Cauchy-Schwarz inequality for $a_1^4 + a_2^4 + \cdots + a_n^4 \geqslant n$

Question

Let $a_1+a_2,...,a_n \in \mathbb{R}.$ Show that if $a_1+a_2+...+a_n=n$, then $$a_1^4+a_2^4+...+a_n^4 \geqslant n.$$

The proposed solution for this was the following:

Using the Cauchy-Schwarz inequality twice we get

$a_1^4+a_2^4+...+a_n^4 \geqslant \frac{(a_1^2+a_2^2+...+a_n^2)^2}{n} \geqslant \frac{\frac{((a_1+a_2+...+a_n)^2)^2}{n}}{n} = \frac{(\frac{n^2}{n})^2}{n} = n$

I can see that we can deduce this straight from the definition, but where on earth does the denominator $n$ come for $a_1^4+a_2^4+...+a_n^4 \geqslant \frac{(a_1^2+a_2^2+...+a_n^2)^2}{n}$.

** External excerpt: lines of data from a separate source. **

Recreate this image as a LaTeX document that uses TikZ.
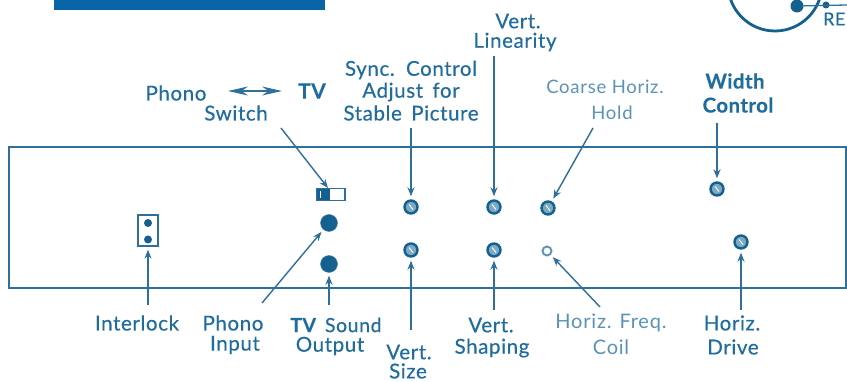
\documentclass[tikz,border=0pt]{standalone}
\usepackage{fontspec}
\setmainfont{Lato}
\usetikzlibrary{arrows.meta}
\definecolor{ink}{HTML}{1F6C9E}
\definecolor{lineblue}{HTML}{2F6F9C}
\definecolor{dark}{HTML}{14618F}
\definecolor{pale}{HTML}{5B93B5}
\definecolor{barblue}{HTML}{0A64A8}
\newfontfamily\labfont[FakeBold=0.35,LetterSpace=3,WordSpace=1.6]{Lato}
\newfontfamily\palefont[LetterSpace=4]{Lato}
\newfontfamily\strongfont[FakeBold=0.3,LetterSpace=2]{Lato Bold}
\tikzset{
  x=1pt,y=-1pt,
  lab/.style={text=ink,font=\fontsize{20.5}{22}\labfont,inner sep=0pt,anchor=center},
  labbold/.style={lab,font=\fontsize{20.5}{22}\strongfont},
  labpale/.style={lab,text=pale,font=\fontsize{18.5}{21}\palefont},
  lead/.style={draw=lineblue,line width=1.4pt,shorten >=3pt,-{Stealth[length=9pt,width=7pt]}},
  screwhead/.style={circle,draw=dark,line width=2.4pt,fill=pale!80,minimum size=13pt,inner sep=0pt},
  jack/.style={circle,fill=dark,draw=dark!80,minimum size=17pt,inner sep=0pt},
  pin/.style={circle,fill=dark,minimum size=8pt,inner sep=0pt},
  ringhole/.style={circle,draw=pale,line width=1.9pt,fill=white,minimum size=9pt,inner sep=0pt},
  frame/.style={draw=lineblue,line width=1.3pt}
}
\begin{document}
\begin{tikzpicture}
\useasboundingbox[fill=white] (0,0) rectangle (847,382);
% top fragments
\fill[barblue] (54,0) rectangle (325,10);
\begin{scope}
\clip (0,0) rectangle (847,382);
\draw[dark,line width=2.8pt] (775,-16) circle (47);
\end{scope}
\node[circle,fill=dark,minimum size=13pt,inner sep=0pt] (knob) at (797,6) {};
\coordinate (redge) at (847,5);
\node[circle,fill=dark,minimum size=7pt,inner sep=0pt] (rdot) at (826,5) {};
\draw[lineblue,line width=1.3pt] (knob) -- (redge);
\node[lab,anchor=west,font=\fontsize{18}{20}\labfont] (re) at (823,19) {RE};
% panel
\node[frame,minimum width=837pt,minimum height=141pt,inner sep=0pt] (panel) at (427.5,217.5) {};
% switch
\node[draw=lineblue,line width=1.3pt,minimum width=28pt,minimum height=12pt,inner sep=0pt] (sw) at (331,194.5) {};
\fill[dark] (317,189) rectangle (330,200);
\fill[white] (319.5,191) rectangle (321,198);
% interlock
\node[frame,minimum width=20pt,minimum height=31pt,inner sep=0pt] (ibox) at (148,230.5) {};
\node[pin] (ia) at (148,223) {};
\node[pin] (ib) at (148,239.5) {};
% jacks
\node[jack] (j1) at (329,223) {};
\node[jack] (j2) at (329,264) {};
% screws
\node[screwhead] (s1) at (411,207) {};
\node[screwhead] (s2) at (411,250) {};
\node[screwhead] (s3) at (494,207) {};
\node[screwhead] (s4) at (494,250) {};
\node[screwhead] (s5) at (548,208) {};
\node[ringhole] (s6) at (547,251) {};
\node[screwhead] (s7) at (717,189) {};
\node[screwhead] (s8) at (741,242) {};
\foreach \n in {s1,s2,s3,s4,s5,s7,s8}{\draw[white,line width=.9pt] ([xshift=-2pt,yshift=2.5pt]\n.center) -- ([xshift=2pt,yshift=-2.5pt]\n.center);}
% labels
\node[lab] (phono) at (176,93) {Phono};
\node[lab,font=\fontsize{21}{22}\strongfont] (tv) at (312,91) {TV};
\node[lab] (switch) at (236,113) {Switch};
\node[lab] (sync) at (411,70) {Sync. Control};
\node[lab] (adj) at (411,92) {Adjust for};
\node[lab] (stable) at (411,113) {Stable Picture};
\node[lab] (vl1) at (518,21) {Vert.};
\node[lab] (vl2) at (515,42) {Linearity};
\node[labpale] (ch1) at (605,87) {Coarse Horiz.};
\node[labpale] (ch2) at (612,113) {Hold};
\node[labbold] (w1) at (735,81) {Width};
\node[labbold] (w2) at (738,105) {Control};
\node[lab] (il) at (137,323) {Interlock};
\node[lab] (pi1) at (233,323) {Phono};
\node[lab] (pi2) at (235,345) {Input};
\node[lab,font=\fontsize{19.5}{22}\labfont] (so1) at (336,325) {{\strongfont TV} Sound};
\node[lab] (so2) at (330,346) {Output};
\node[lab] (vs1) at (409,352) {Vert.};
\node[lab] (vs2) at (408,371) {Size};
\node[lab] (sh1) at (491,325) {Vert.};
\node[lab] (sh2) at (492,348) {Shaping};
\node[labpale,font=\fontsize{20}{21}\palefont] (hf1) at (611,323) {Horiz. Freq.};
\node[labpale,font=\fontsize{20}{21}\palefont] (hf2) at (611,347) {Coil};
\node[lab] (hd1) at (732,323) {Horiz.};
\node[lab] (hd2) at (733,347) {Drive};
% free ends
\coordinate (a1) at (228,91);
\coordinate (a2) at (282,91);
\coordinate (f1) at (281,128);
\coordinate (f2) at (411,128);
\coordinate (f3) at (494,56);
\coordinate (f4) at (593,128);
\coordinate (f5) at (717,123);
\coordinate (f6) at (148,305);
\coordinate (f7) at (262,303);
\coordinate (f8) at (329,305);
\coordinate (f9) at (411,330);
\coordinate (f10) at (494,310);
\coordinate (f11) at (600,307);
\coordinate (f12) at (741,310);
% connectors
\draw[draw=lineblue,line width=1.3pt,{Stealth[length=20pt,width=9pt]}-{Stealth[length=20pt,width=9pt]}] (a1) -- (a2);
\draw[lead,shorten >=0pt] (f1) -- (328,188);
\draw[lead] (f2) -- (s1);
\draw[lead] (f3) -- (s3);
\draw[lead] (f4) -- (s5);
\draw[lead] (f5) -- (s7);
\draw[lead] (f6) -- (ibox);
\draw[lead] (f7) -- (j1);
\draw[lead] (f8) -- (j2);
\draw[lead] (f9) -- (s2);
\draw[lead] (f10) -- (s4);
\draw[lead] (f11) -- (s6);
\draw[lead] (f12) -- (s8);
\end{tikzpicture}
\end{document}
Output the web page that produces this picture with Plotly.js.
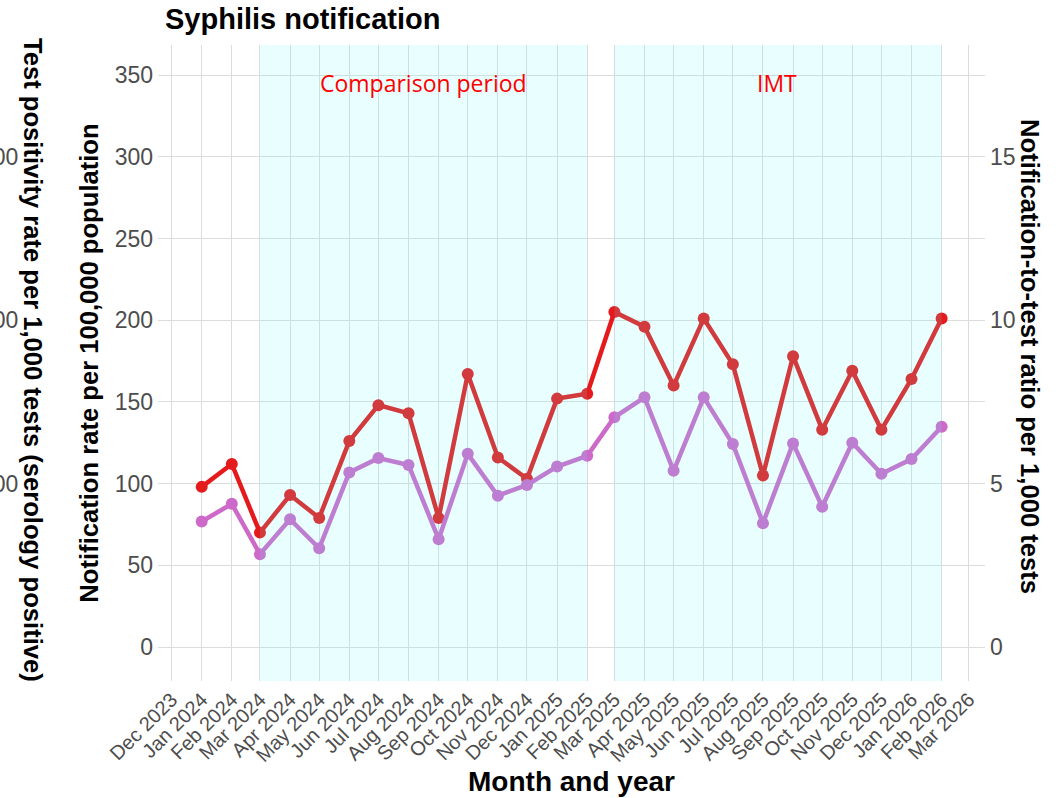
<!DOCTYPE html>
<html>
<head>
<meta charset="utf-8">
<script src="https://cdn.plot.ly/plotly-3.0.1.min.js"></script>
<style>html,body{margin:0;padding:0;background:#fff;}</style>
</head>
<body>
<div id="chart" style="width:1061px;height:798px;"></div>
<script>
// Months (first of month)
var months = ['2024-01-01','2024-02-01','2024-03-01','2024-04-01','2024-05-01','2024-06-01',
  '2024-07-01','2024-08-01','2024-09-01','2024-10-01','2024-11-01','2024-12-01',
  '2025-01-01','2025-02-01','2025-03-01','2025-04-01','2025-05-01','2025-06-01',
  '2025-07-01','2025-08-01','2025-09-01','2025-10-01','2025-11-01','2025-12-01',
  '2026-01-01','2026-02-01'];

// Notification rate per 100,000 population (left axis)
var notificationRate = [98, 112, 70, 93, 79, 126, 148, 143, 79, 167, 116, 103,
  152, 155, 205, 196, 160, 201, 173, 105, 178, 133, 169, 133, 164, 201];

// Notification-to-test ratio per 1,000 tests (right axis)
var notifToTestRatio = [3.84, 4.38, 2.84, 3.91, 3.02, 5.34, 5.78, 5.57, 3.30, 5.91, 4.63, 4.96,
  5.52, 5.85, 7.03, 7.64, 5.39, 7.64, 6.21, 3.79, 6.23, 4.29, 6.25, 5.30, 5.75, 6.74];

// Axis ticks
var xTickVals = ['2023-12-01','2024-01-01','2024-02-01','2024-03-01','2024-04-01','2024-05-01',
  '2024-06-01','2024-07-01','2024-08-01','2024-09-01','2024-10-01','2024-11-01','2024-12-01',
  '2025-01-01','2025-02-01','2025-03-01','2025-04-01','2025-05-01','2025-06-01','2025-07-01',
  '2025-08-01','2025-09-01','2025-10-01','2025-11-01','2025-12-01','2026-01-01','2026-02-01','2026-03-01'];
var leftTickVals = [0, 50, 100, 150, 200, 250, 300, 350];
var rightTickVals = [0, 5, 10, 15];
var outerTickVals = [300, 200, 100];
var outerTickText = ['300', '200', '100'];

// Shaded periods
var periodNames = ['Comparison period', 'IMT'];
var periodStart = ['2024-03-01', '2025-03-01'];
var periodEnd = ['2025-02-01', '2026-02-01'];
var periodLabelX = ['2024-08-16', '2025-08-15'];

var FONT = 'Liberation Sans, Arial, sans-serif';
var GRID = '#dcdcdc';
var TICKC = '#4d4d4d';
var TITLE_SIZE = 25.6;

var traces = [
  {
    x: months, y: notificationRate, type: 'scatter', mode: 'lines+markers',
    name: 'Notification rate', yaxis: 'y',
    line: {color: '#e41a1c', width: 4.5}, marker: {color: '#e41a1c', size: 12},
    showlegend: false
  },
  {
    x: months, y: notifToTestRatio, type: 'scatter', mode: 'lines+markers',
    name: 'Notification-to-test ratio', yaxis: 'y2',
    line: {color: '#cd69c9', width: 4.5}, marker: {color: '#cd69c9', size: 12},
    showlegend: false
  }
];

var shapes = periodStart.map(function (s, i) {
  return {
    type: 'rect', xref: 'x', yref: 'paper', x0: s, x1: periodEnd[i], y0: 0, y1: 1,
    fillcolor: 'rgb(100,248,255)', opacity: 0.15, line: {width: 0}, layer: 'above'
  };
});

var annotations = periodNames.map(function (t, i) {
  return {
    text: t, xref: 'x', yref: 'y', x: periodLabelX[i], y: 345,
    showarrow: false, xanchor: 'center', yanchor: 'middle',
    font: {family: 'Open Sans, sans-serif', size: 23, color: '#ff0000'}
  };
});

outerTickVals.forEach(function (v, i) {
  annotations.push({
    text: outerTickText[i], xref: 'paper', yref: 'y', x: -0.1669, y: v,
    showarrow: false, xanchor: 'right', yanchor: 'middle',
    font: {family: FONT, size: 23, color: TICKC}
  });
});

annotations.push({
  text: 'Test positivity rate per 1,000 tests (serology positive)',
  xref: 'paper', yref: 'paper', x: -0.1511, y: 0.5047, textangle: 90,
  showarrow: false, xanchor: 'center', yanchor: 'middle',
  font: {family: FONT, size: TITLE_SIZE, weight: 'bold', color: '#000'}
});
annotations.push({
  text: 'Notification-to-test ratio per 1,000 tests',
  xref: 'paper', yref: 'paper', x: 1.0544, y: 0.5094, textangle: 90,
  showarrow: false, xanchor: 'center', yanchor: 'middle',
  font: {family: FONT, size: TITLE_SIZE, weight: 'bold', color: '#000'}
});

var layout = {
  width: 1061, height: 798,
  margin: {l: 158, r: 76, t: 45, b: 117, pad: 0},
  paper_bgcolor: '#ffffff', plot_bgcolor: '#ffffff',
  font: {family: FONT},
  title: {
    text: 'Syphilis notification', xref: 'container', yref: 'container',
    x: 165 / 1061, xanchor: 'left', y: 1 - 19 / 798, yanchor: 'middle',
    font: {family: FONT, size: 29, weight: 'bold', color: '#000'}
  },
  xaxis: {
    type: 'date', range: ['2023-11-17', '2026-03-17 16:00'],
    tickmode: 'array', tickvals: xTickVals, tickformat: '%b %Y', tickangle: -45,
    showgrid: true, gridcolor: GRID, gridwidth: 1, zeroline: false, showline: false,
    ticks: '', ticklabelstandoff: 2,
    tickfont: {family: FONT, size: 20, color: TICKC},
    title: {text: 'Month and year', standoff: 6, font: {family: FONT, size: 28, weight: 'bold', color: '#000'}}
  },
  yaxis: {
    range: [-20.8, 368.4], tickmode: 'array', tickvals: leftTickVals,
    showgrid: true, gridcolor: GRID, gridwidth: 1, zeroline: false, showline: false,
    ticks: '', ticklabelstandoff: 4,
    tickfont: {family: FONT, size: 23, color: TICKC},
    title: {text: 'Notification rate per 100,000 population', standoff: 8,
      font: {family: FONT, size: TITLE_SIZE, weight: 'bold', color: '#000'}}
  },
  yaxis2: {
    overlaying: 'y', side: 'right', range: [-1.04, 18.42],
    tickmode: 'array', tickvals: rightTickVals,
    showgrid: false, zeroline: false, showline: false,
    ticks: '', ticklabelstandoff: 4,
    tickfont: {family: FONT, size: 23, color: TICKC}
  },
  shapes: shapes,
  annotations: annotations,
  showlegend: false
};

Plotly.newPlot('chart', traces, layout, {displayModeBar: false, staticPlot: true});
</script>
</body>
</html>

From Cauchy-Schwarz we can come up with $a_1^4+a_2^4+...+a_n^4 \geqslant (a_1^2+a_2^2+...+a_n^2)^2$, but I don't see where the denominator comes from. Could someone enlighten me?

Answer 1

The denominator comes from the following: $$n(a_1^4+...+a_n)^4=(1^2+...+1^2)(a_1^4+_...+a_n^4)\geq(a_1^2+...+a_n^2)^2,$$ which gives $$a_1^4+...+a_n^4\geq\frac{(a_1^2+...+a_n^2)^2}{n}.$$ Another way: $$\sum_{i=1}^n(a_i^4-1)=\sum_{i=1}^n(a_i-1)(a_i^3+a_i^2+a_i+1)=$$ $$=\sum_{i=1}^n((a_i-1)(a_i^3+a_i^2+a_i+1)-4(a_i-1))=\sum_{i=1}^n(a_i-1)^2(a_i^2+2a_i+3)\geq0.$$

Answer 2

I always feel that you want to write things very explicitly and lengthily when using Cauchy-Schwarz, or you may forget square roots, or a factor. Here, we use that for any $(b_i)$, $$ \left | \sum_{i=1}^n b_i \right |= \left | \sum_{i=1}^n b_i \times 1 \right | \leq \sqrt{\sum_{i=1}^n b_i^2} \sqrt{\sum_{i=1}^n 1^2} = \sqrt{\sum_{i=1}^n b_i^2} \sqrt{n}, $$ then take the square, apply to $b_i = a_i^2$, and then to $b_i = a_i$.

Answer 3

Also we can use Jensen. Let $f:\mathbb R \to \mathbb R, x\mapsto x^4$. Then $f$ is convex and thus by Jensen,

$$\frac{a_1^4+\dots+a_n^4}n=\frac{f(a_1)+\dots+f(a_n)}n\geq f\left(\frac{a_1+\dots+a_n}n\right)=\frac{(a_1+\dots+a_n)^4}{n^4}=1.$$

Answer 4

Note that if $\langle \cdot,\cdot\rangle$ is the scalar product in $\mathbb{R}^{n}$ and $x=(x_{1},...,x_{n}) \in \mathbb{R}^{n}$ is any vector. We have the following:

Let $u$ be the vector full of ones, in other words $u=(1,1,...,1)$

Then by C-S we have

$$ |\langle x,u\rangle|^{2} \leq \langle u,u\rangle \cdot \langle x,x\rangle $$

It's easy to see that $\langle u,u\rangle=n$ and $\langle x,u \rangle=x_{1}+x_{2}+...+x_{n}$. Then:

$$ \left(x_{1}+x_{2}+...+x_{n}\right)^{2} \leq n \langle x,x\rangle = n (x_{1}^{2}+...+x_{n}^{2}) $$

In other words:

$$ \frac{\left(x_{1}+x_{2}+...+x_{n}\right)^{2}}{n} \leq x_{1}^{2}+...+x_{n}^{2} $$

When $x_{i}=a_{i}^{2}$ the result follows.